» Set problem: Leave out the pictures, and retype only the lines from the beginning of the material through the line that contains "ax = fig.add_axes([62/685, 1-360/418, 622/685, 286/418])", including both.
□ □ □ □ □ □ □
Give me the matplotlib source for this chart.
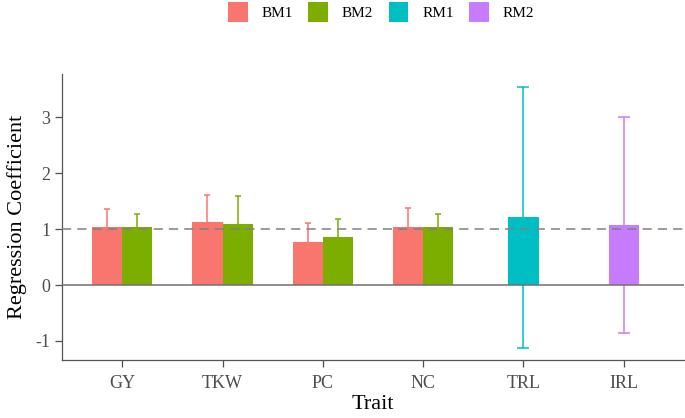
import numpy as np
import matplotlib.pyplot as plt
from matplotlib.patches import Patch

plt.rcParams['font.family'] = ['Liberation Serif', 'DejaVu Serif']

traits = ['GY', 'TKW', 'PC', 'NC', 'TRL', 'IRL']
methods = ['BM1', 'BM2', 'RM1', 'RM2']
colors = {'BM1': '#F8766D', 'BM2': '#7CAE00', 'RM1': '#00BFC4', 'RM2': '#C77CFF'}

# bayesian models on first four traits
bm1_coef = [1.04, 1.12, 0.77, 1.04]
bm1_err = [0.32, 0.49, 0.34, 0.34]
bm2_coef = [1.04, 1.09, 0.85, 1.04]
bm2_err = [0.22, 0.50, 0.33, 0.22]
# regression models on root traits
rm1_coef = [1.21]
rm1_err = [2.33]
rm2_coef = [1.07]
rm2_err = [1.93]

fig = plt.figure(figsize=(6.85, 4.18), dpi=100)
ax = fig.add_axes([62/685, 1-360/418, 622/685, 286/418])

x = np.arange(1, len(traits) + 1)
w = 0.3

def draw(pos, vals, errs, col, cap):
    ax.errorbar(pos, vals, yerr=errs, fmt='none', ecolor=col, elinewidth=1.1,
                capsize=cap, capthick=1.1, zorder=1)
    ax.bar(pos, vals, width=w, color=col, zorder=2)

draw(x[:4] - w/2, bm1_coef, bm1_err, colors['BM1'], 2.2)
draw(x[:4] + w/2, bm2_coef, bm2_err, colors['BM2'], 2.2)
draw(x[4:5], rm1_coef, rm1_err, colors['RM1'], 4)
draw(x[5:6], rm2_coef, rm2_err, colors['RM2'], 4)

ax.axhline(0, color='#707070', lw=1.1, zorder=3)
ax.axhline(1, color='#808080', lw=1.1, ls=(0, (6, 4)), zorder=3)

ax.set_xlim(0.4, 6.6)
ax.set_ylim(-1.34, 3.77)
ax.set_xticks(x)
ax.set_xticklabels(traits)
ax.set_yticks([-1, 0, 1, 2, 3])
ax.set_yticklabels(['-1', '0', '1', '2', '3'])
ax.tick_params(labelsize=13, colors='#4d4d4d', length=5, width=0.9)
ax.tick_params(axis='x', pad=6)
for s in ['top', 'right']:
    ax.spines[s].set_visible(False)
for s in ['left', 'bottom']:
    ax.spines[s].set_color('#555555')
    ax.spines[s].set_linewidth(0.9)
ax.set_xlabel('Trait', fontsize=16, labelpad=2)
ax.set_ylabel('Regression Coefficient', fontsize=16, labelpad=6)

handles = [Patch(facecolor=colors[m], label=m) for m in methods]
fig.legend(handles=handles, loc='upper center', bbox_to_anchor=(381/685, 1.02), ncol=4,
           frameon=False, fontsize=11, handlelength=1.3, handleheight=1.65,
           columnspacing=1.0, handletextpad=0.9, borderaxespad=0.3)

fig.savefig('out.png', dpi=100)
□ □ □ □ □ □ □
» Answer for this exercise:
Give me the matplotlib source for this chart.
import numpy as np
import matplotlib.pyplot as plt
from matplotlib.patches import Patch

plt.rcParams['font.family'] = ['Liberation Serif', 'DejaVu Serif']

traits = ['GY', 'TKW', 'PC', 'NC', 'TRL', 'IRL']
methods = ['BM1', 'BM2', 'RM1', 'RM2']
colors = {'BM1': '#F8766D', 'BM2': '#7CAE00', 'RM1': '#00BFC4', 'RM2': '#C77CFF'}

# bayesian models on first four traits
bm1_coef = [1.04, 1.12, 0.77, 1.04]
bm1_err = [0.32, 0.49, 0.34, 0.34]
bm2_coef = [1.04, 1.09, 0.85, 1.04]
bm2_err = [0.22, 0.50, 0.33, 0.22]
# regression models on root traits
rm1_coef = [1.21]
rm1_err = [2.33]
rm2_coef = [1.07]
rm2_err = [1.93]

fig = plt.figure(figsize=(6.85, 4.18), dpi=100)
ax = fig.add_axes([62/685, 1-360/418, 622/685, 286/418])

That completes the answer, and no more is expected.